The ruby ring has a particular sentimentality for us. When we first shared all our stories, Pat told me once about his grandma’s ring, which featured all of her grandkids’ birthstones.

As a little boy, four or five years old, he would touch the ruby stone and say, “That’s me!”

I want him to be able to do the same with mine.

“And we can do the public proposal on the steps of Times Square . . . and we can Periscope the whole thing so our friends and family can watch,” I say, on a roll now, so excited at the opportunity to go sky’s-the-limit.

“That sounds great,” he says.

On the day of the event, we wake up at 5 a.m., and I pick up a copy of the Daily News, which shows a picture of us in the top left corner.

“Tune in, see her yes face!” the headline reads, telling people to watch us Periscope the proposal later that day. It is like something out of a million vision boards I would never dare create.
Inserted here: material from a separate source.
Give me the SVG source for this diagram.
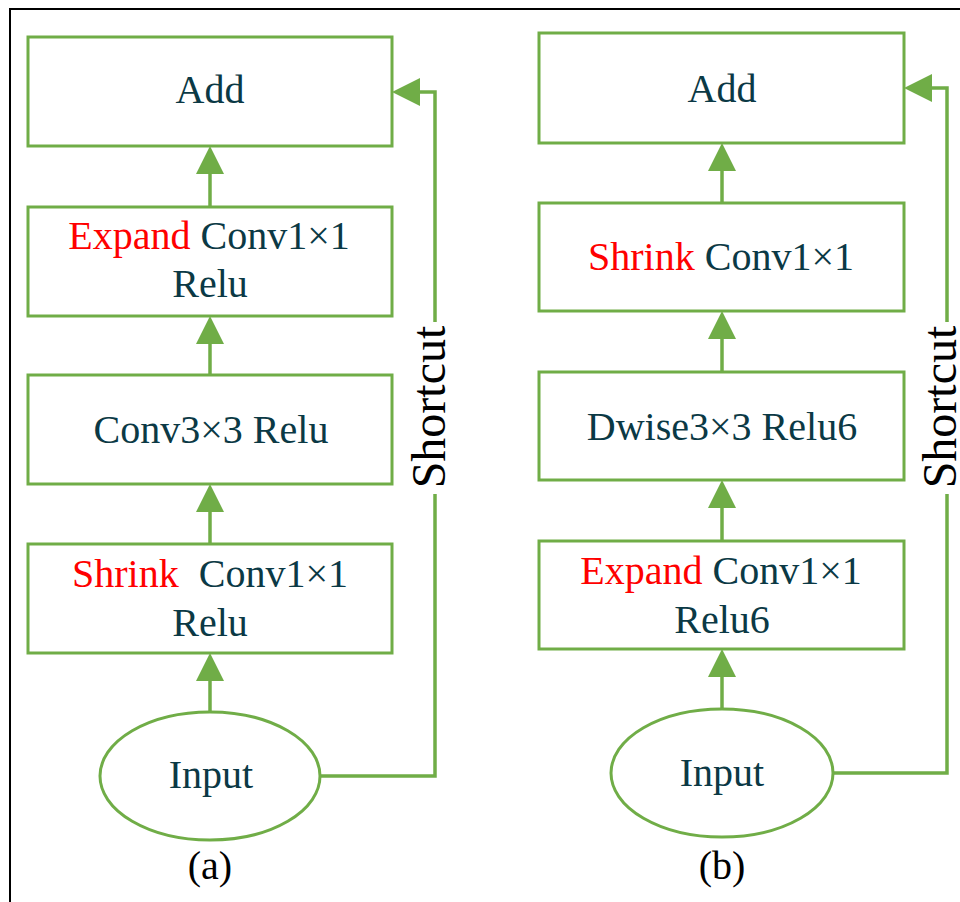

“Mandy,” Pat says as a crowd watches on the red TKTS steps of Times Square and another one watches online, “I’ve been smitten with you since before we met for our first date. I couldn’t understand how you could still be single. We met on a stunt date over coffee. You told me stories. A lot of them involving sex. You mentioned how many dicks you sucked. It was magical. After our first date, I was still smitten, but I could kind of understand the still-single part.”

I am crying-laughing.

“Mandy, in all seriousness you’re the smartest person I’ve ever met. You’re the sweetest person I’ve ever met. You’re the funniest woman I’ve ever met. You’re the person on earth I always want to see the most.